How one-click unsubscribe works

When the unsubscribe button appears

The list-unsubscribe feature is built into Bloomreach. Whether the Unsubscribe button shows up depends on the recipient's email client—email clients typically show it only for trusted senders with a strong reputation. It's not guaranteed and varies by provider.

Supported unsubscribe methods

Bloomreach supports 2 unsubscribe methods:

  • Mailto protocol: The email client sends an unsubscribe email to Bloomreach's inbox.
  • One-click GET/POST: The email client calls a Bloomreach URL to process the opt-out.

The email client—not the sender—chooses which method to use. Bloomreach supports both to ensure compatibility.

Email client behavior

Some common email providers use:

  • POST: gmail.com, yahoo.com, hotmail.com, icloud.com, aol.com
  • GET: laposte.net, mail.ru, sfr.fr, web.de, gmx.de

📘

Note

These methods aren't exclusive. Some providers may use both.

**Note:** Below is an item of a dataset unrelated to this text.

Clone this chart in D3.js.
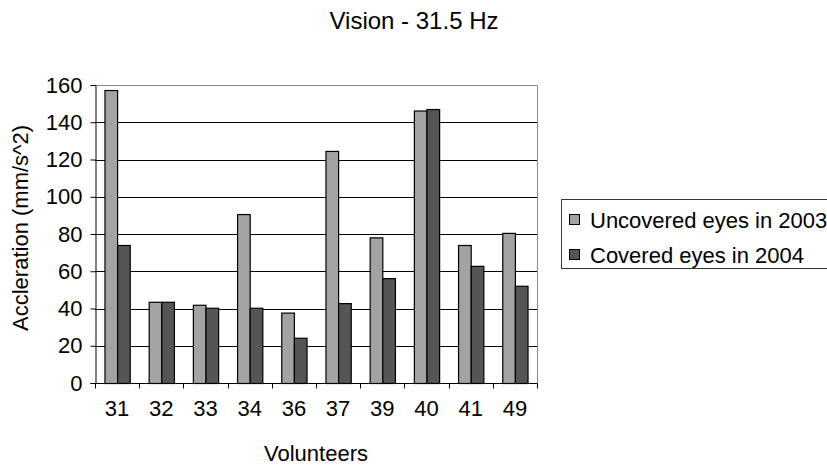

What happens with GET requests

When an email client uses the GET method:

  1. It sends a request to the URL in the list-unsubscribe header.
  2. That URL opens a consent page where the user can choose which categories to unsubscribe from.
  3. The URL is the same as the POST method but uses a different handler.

In some cases, a user may unsubscribe from all categories, not just the one used to send the email. This is a supported and valid outcome.

Event tracking

When someone unsubscribes, Bloomreach logs a consent event in their profile with the following attributes:

  • action = reject
  • source = list_unsubscribe
  • category = [email's consent category]
  • unsubscribe_method = [mailto/One-Click GET/One-Click POST]

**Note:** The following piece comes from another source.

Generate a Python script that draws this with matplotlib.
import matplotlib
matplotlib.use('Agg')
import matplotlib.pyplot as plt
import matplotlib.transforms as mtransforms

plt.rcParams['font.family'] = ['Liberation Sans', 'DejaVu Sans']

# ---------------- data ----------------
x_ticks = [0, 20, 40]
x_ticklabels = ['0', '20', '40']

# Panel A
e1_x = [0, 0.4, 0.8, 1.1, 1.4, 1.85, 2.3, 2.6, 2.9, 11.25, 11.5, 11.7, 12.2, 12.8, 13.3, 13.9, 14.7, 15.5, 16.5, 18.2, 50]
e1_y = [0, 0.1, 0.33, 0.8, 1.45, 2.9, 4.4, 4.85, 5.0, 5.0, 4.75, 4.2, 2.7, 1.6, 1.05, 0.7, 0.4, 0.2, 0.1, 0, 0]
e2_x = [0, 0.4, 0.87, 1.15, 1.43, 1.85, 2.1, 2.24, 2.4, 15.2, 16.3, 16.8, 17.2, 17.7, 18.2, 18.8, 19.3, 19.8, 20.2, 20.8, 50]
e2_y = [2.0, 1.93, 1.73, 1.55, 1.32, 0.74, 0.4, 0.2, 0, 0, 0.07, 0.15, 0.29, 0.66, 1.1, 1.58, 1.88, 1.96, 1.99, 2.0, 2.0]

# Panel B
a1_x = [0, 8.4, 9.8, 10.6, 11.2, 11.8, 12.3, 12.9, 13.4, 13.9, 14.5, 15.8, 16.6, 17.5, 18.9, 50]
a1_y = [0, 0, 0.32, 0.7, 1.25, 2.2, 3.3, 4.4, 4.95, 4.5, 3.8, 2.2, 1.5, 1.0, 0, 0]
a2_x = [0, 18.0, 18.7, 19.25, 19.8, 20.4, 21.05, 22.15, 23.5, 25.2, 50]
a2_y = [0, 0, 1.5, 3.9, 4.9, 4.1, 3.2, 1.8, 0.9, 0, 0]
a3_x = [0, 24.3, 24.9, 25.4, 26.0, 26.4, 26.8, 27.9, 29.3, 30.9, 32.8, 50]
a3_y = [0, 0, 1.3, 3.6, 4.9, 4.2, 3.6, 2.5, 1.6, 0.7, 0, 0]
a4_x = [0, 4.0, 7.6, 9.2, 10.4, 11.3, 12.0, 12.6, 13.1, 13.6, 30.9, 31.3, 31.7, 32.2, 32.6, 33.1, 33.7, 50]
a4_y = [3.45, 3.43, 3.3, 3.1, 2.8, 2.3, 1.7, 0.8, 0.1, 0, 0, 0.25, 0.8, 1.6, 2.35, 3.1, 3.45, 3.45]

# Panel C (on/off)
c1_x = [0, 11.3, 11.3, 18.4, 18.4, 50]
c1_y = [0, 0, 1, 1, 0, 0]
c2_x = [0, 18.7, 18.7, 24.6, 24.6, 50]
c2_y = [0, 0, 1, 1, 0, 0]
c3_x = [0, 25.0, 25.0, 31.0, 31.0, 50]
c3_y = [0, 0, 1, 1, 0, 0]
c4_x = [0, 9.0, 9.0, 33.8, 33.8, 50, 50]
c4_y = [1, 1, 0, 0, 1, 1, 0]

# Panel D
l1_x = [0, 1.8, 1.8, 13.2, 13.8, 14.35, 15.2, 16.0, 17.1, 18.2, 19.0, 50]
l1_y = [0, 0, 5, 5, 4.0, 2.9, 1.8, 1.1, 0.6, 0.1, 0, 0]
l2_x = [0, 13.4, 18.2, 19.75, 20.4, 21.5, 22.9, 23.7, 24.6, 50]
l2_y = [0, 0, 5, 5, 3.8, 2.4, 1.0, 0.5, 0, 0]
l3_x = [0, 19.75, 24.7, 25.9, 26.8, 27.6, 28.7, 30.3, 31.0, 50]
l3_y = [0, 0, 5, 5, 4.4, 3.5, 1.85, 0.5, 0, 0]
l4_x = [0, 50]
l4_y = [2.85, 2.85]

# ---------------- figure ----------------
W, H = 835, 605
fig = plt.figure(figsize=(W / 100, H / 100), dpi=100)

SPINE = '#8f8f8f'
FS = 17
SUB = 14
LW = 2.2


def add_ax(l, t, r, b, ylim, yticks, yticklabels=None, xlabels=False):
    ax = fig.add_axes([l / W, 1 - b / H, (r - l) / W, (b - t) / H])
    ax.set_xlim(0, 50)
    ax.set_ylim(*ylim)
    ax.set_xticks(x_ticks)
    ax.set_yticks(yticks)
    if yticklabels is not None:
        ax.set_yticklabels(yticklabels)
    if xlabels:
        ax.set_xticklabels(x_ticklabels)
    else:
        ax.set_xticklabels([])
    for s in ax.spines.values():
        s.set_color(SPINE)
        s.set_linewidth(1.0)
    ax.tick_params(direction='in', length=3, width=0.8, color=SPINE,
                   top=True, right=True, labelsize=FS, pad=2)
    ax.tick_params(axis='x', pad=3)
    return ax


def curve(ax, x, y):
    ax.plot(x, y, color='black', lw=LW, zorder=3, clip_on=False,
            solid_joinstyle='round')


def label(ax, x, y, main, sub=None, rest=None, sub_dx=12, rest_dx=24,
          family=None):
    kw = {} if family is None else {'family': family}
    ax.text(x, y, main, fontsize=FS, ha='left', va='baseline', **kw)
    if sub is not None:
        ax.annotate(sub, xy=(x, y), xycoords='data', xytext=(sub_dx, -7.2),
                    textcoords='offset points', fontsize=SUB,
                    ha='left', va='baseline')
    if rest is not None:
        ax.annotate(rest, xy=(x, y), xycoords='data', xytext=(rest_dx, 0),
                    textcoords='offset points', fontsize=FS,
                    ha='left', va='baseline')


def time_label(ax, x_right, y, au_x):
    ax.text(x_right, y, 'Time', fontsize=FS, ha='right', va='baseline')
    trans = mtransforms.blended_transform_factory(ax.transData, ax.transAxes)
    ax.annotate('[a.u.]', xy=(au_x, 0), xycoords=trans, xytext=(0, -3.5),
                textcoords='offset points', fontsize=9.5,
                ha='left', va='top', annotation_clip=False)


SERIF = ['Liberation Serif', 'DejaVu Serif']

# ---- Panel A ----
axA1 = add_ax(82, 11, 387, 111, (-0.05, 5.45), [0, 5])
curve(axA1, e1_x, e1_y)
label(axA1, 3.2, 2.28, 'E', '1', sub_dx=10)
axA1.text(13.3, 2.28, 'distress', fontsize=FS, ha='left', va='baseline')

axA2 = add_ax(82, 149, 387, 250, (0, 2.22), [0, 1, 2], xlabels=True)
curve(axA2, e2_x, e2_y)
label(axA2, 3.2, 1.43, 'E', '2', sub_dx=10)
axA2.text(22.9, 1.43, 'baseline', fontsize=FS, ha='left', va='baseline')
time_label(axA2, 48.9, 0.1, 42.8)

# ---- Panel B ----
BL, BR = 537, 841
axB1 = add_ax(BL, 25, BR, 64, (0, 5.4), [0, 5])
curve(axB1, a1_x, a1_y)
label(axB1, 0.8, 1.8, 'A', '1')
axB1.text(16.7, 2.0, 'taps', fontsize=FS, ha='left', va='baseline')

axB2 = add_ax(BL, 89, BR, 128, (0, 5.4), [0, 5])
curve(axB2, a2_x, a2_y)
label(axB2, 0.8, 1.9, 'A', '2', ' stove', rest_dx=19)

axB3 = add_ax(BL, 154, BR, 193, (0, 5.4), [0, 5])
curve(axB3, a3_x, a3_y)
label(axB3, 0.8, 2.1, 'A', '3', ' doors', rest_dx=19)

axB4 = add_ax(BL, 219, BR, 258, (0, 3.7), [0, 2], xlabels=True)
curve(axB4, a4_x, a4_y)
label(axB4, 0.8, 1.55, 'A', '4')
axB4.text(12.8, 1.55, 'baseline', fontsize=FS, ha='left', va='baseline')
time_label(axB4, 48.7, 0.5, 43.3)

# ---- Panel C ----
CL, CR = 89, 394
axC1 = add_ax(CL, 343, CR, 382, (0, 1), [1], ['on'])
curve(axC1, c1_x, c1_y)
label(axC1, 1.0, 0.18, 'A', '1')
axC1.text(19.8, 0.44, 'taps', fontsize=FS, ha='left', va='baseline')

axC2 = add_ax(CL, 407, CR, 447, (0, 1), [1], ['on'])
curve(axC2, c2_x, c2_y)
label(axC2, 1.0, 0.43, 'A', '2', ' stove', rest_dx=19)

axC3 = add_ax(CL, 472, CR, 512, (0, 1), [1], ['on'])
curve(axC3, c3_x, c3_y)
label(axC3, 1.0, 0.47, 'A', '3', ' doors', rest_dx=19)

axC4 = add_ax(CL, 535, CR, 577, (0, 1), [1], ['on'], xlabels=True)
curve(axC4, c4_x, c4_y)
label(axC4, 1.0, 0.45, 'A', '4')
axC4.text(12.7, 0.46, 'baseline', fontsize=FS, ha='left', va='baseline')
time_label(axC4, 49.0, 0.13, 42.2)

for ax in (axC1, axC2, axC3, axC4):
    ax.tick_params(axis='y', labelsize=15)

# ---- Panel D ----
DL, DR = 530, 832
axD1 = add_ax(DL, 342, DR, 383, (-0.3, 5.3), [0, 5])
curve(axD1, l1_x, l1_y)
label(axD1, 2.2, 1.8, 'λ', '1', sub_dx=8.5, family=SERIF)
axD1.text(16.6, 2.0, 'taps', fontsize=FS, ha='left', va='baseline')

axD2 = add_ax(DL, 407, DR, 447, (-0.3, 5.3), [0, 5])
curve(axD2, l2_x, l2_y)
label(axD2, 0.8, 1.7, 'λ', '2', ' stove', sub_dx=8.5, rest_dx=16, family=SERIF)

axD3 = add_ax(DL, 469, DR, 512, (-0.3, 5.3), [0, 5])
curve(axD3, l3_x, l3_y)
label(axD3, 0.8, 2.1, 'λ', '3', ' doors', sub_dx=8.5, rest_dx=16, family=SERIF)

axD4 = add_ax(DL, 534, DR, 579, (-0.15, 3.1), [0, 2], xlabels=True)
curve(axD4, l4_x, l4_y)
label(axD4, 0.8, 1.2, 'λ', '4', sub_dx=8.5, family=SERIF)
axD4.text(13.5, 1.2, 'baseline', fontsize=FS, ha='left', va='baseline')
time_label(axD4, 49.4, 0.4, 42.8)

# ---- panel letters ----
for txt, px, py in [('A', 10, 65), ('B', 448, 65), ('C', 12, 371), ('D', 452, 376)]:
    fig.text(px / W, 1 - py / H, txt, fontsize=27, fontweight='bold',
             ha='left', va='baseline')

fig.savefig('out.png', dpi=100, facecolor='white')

Unsubscribe from multiple categories

To apply a single unsubscribe action across multiple consent categories, set up a scenario:

Scenario flow starting with On event consent trigger branching into two Add event consent nodes.

A scenario that processes a single unsubscribe action across multiple consent categories.

Create a scenario with an On event consent trigger:

    1. Event: consent

    2. Filter: source = list_unsubscribe

      On event consent trigger configured with consent source equals list_unsubscribe filter

      On-event consent trigger configured to fire when source equals list_unsubscribe.


  1. Add an Add event node for each category you want to unsubscribe:

    1. Event: consent
    2. Attributes:
      1. action = reject
      2. category = [desired_category_name]
      3. valid_until = unlimited
Add event node settings with category set to newsletter, action set to reject, valid_until set to unlimited.

Add event node configured to reject consent for a specific category.

If you don't see the consent event or its attributes when setting up nodes, define them in the Data Manager first.

Turn off one-click unsubscribe

  1. Go to Settings > Project settings.
  2. Under Channels, select Emails.
  3. Turn off List unsubscribe.
Email project settings showing List unsubscribe toggle with Mailto, GET/POST, and Both options.

The List unsubscribe setting in email project settings.


🚧

Important

We don't recommend turning this off unless you use another unsubscribe system. Gmail and Yahoo require this feature, and supporting it improves your deliverability.

Limitations

Bloomreach doesn't forward unsubscribe requests to external email service providers (ESPs). This means those ESPs won't automatically remove users from their own unsubscribe lists. Some ESPs — such as SendSay and Brevo — may override the Bloomreach list-unsubscribe header. Check your ESP's documentation for details.